Attendu enfin et au surplus que la SARL RAPT ne saurait utilement invoquer les dispositions contractuelles contenues dans l'acte de vente de la licence du logiciel Heaven intitulées "limites de garantie ", par lesquelles la SARL Advanced Concepts and Technology garantit pendant une période de 90 jours suivant la date d'acquisition les vices cachés du logiciel par son remboursement ou son remplacement.
Qu'en effet l'examen de ces garanties conventionnelles pour vice caché ne peut que s'emplacer dans une action en garantie des vices cachés qui a été déclarée irrecevable car tardive.

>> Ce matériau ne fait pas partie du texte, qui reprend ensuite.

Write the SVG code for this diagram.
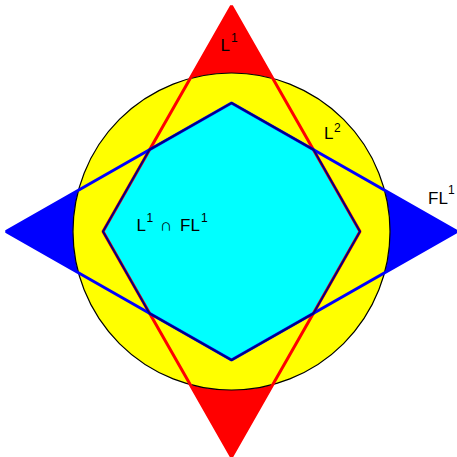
<svg xmlns="http://www.w3.org/2000/svg" width="457" height="457" viewBox="0 0 457 457">
<style>
.lbl{font-family:"Liberation Sans",Arial,sans-serif;font-size:17px;fill:#000}
.sup{font-family:"Liberation Sans",Arial,sans-serif;font-size:12px;fill:#000}
.cap{font-family:"Liberation Sans","DejaVu Sans",sans-serif;font-size:17px;fill:#000}
</style>
<rect width="457" height="457" fill="#fff"/>
<g id="L1-tips">
<path d="M231.5 6 L190.2 78.5 A158.5 158.5 0 0 1 272.8 78.5 Z" fill="#ff0000"/>
<path d="M231.5 457 L190.2 384.5 A158.5 158.5 0 0 0 272.8 384.5 Z" fill="#ff0000"/>
</g>
<g id="FL1-tips">
<path d="M6 231.5 L78.5 190.2 A158.5 158.5 0 0 0 78.5 272.8 Z" fill="#0000ff"/>
<path d="M457 231.5 L384.5 190.2 A158.5 158.5 0 0 1 384.5 272.8 Z" fill="#0000ff"/>
</g>
<g id="L2">
<circle cx="231.5" cy="231.5" r="158.5" fill="#ffff00" stroke="#000" stroke-width="1.2"/>
</g>
<g id="intersection">
<polygon points="231.5,103 149.6,149.6 103,231.5 149.6,313.4 231.5,360 313.4,313.4 360,231.5 313.4,149.6" fill="#00ffff"/>
</g>
<g id="connectors" fill="none">
<polygon points="231.5,6 103,231.5 231.5,457 360,231.5" stroke="#ff0000" stroke-width="3" stroke-linejoin="bevel"/>
<polygon points="6,231.5 231.5,103 457,231.5 231.5,360" stroke="#0000ff" stroke-width="3" stroke-linejoin="bevel"/>
<polygon points="231.5,103 149.6,149.6 103,231.5 149.6,313.4 231.5,360 313.4,313.4 360,231.5 313.4,149.6" stroke="#000080" stroke-width="2"/>
</g>
<g id="labels">
<text class="lbl" x="220.5" y="51">L</text><text class="sup" x="231" y="42">1</text>
<text class="lbl" x="324" y="138.5">L</text><text class="sup" x="334" y="131.5">2</text>
<text class="lbl" x="428" y="203.5">FL</text><text class="sup" x="448" y="194">1</text>
<text class="lbl" x="136.5" y="231">L</text><text class="sup" x="146.5" y="222">1</text>
<text class="cap" x="160" y="231">∩</text>
<text class="lbl" x="180" y="231">FL</text><text class="sup" x="201" y="222">1</text>
</g>
</svg>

Attendu qu'il convient de débouter la SARL RAPT de sa demande de condamnation des intimés à lui rembourser les frais d'expertise mis à sa charge par l'ordonnance de référé.
Attendu qu'en l'absence de faute caractérisée de la SARL RAPT, ayant fait dégénérer en abus le droit qu'elle avait de relever d'agir en justice, Monsieur Gaétan Gillard et la SARL Advanced Concepts and Technology seront déboutés de leur demande de dommages et intérêts pour procédure abusive.
Attendu que l'équité commande d'allouer à Monsieur Gaétan Gillard et à la SARL Advanced Concepts and Technology une somme complémentaire en cause d'appel de 800 euro en application des dispositions de l'article 700 du nouveau Code de procédure civile, en sus de celle de 762,25 euro (5 000 F) équitablement fixée par les premiers juges.
Attendu que la SARL RAPT qui succombe supportera les dépens et sera déboutée de sa demande fondée sur l'article 700 du nouveau Code de procédure civile.
Par ces motifs, LA COUR, statuant publiquement, contradictoirement, Reçoit l'appel; Réformant le jugement, prononce la mise hors de cause de Monsieur Gaétan Gillard personnellement; Confirme le jugement sur le surplus; Condamne la SARL RAPT à payer à Monsieur Gaétan Gillard et à la SARL Advanced Concepts and Technology la somme globale de 800 euro en application des dispositions de l'article 700 du nouveau Code de procédure civile en cause d'appel; Condamne la SARL RAPT aux dépens de l'appel et autorise Maître Jean-Marie Jauffres, avoué, à recouvrer directement ceux dont il a fait l'avance sans avoir reçu provision.